Sometimes i feel empty, but only because i don't fill myself up with the right things. I usually notice when i'm leaning and believing in man way too much because that's when i'm most frustrated. It's hard to have close relationships when you know you'll get hurt or disappointed........ a lot. Pastor gave a quote on Sunday that says that Love believes and hopes all things. I agree, in a perfect world.... but as i stated earlier.....................Not in a perfect world...so here it goes.....
There is a something that tries to emerge in my mind a lot. The only way to describe it is Nostalgia. It's like my mind is trying to remember something that my Spirit won't allow it to. Whenever it pops up in my mind, the thought gets shut down before i can recognize exactly what it is. It's loaded with sentimental feelings and happiness. There's a self-satisfaction associated with it and whenever it's about to become really familiar...... it gets shut down by something inside. I'm beginning to try and go there more and more because now i want to know what it is! I don't have very many happy memories....so that's why i'm trying to hold on to this thing.
Sometimes i wonder if i will always go through this one particular thing. It's cyclical and whenever i see it coming, i honestly don't know how to stop it! It's like a freight train. I know God is stronger and I'm still hoping for deliverance.
Why does it seem like everybody around me has some ridiculous hormonal imbalance?! I mean... yaw are making ME crazy!!!!!!! I would love to just smack all of you! You irritate me! And considering that i lack patience you should really just shut up around me! lolololol... *sigh*... i actually feel better now :-] Maybe i need to get my hormones checked..smh!

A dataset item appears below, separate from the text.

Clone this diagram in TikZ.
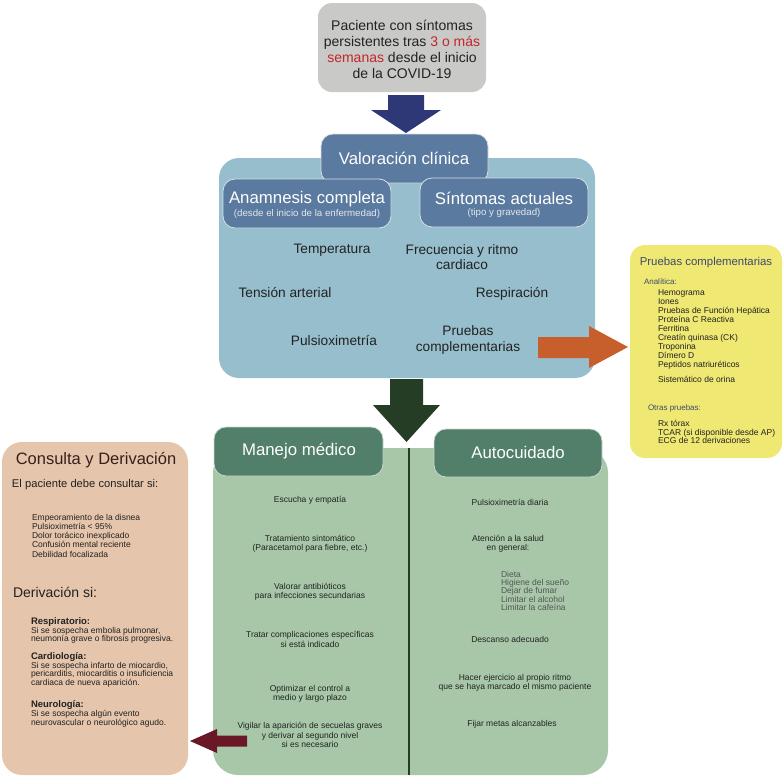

I've always thought that meditation was whack! I thought it was just a bunch of crazies sitting Indian Style on the floor moaning. You know what though... give me some candles or incense with my favorite music, on some soft pillows thinking about really good things, visualizing the life i want is all it takes to help me smile. I'm rethinking this meditation thing....
He told me, flat out, "If you keep your mind stayed on Me, I'll keep you in perfect peace".... why didn't i listen?? Why is it so hard to do the simple things that God asks us to do? Makes me feel stupid... i mean that's a PROMISE!!! I could take Him up on that and He would PROVE that He CAN'T lie!!
Michelle... get it together CHICK!!!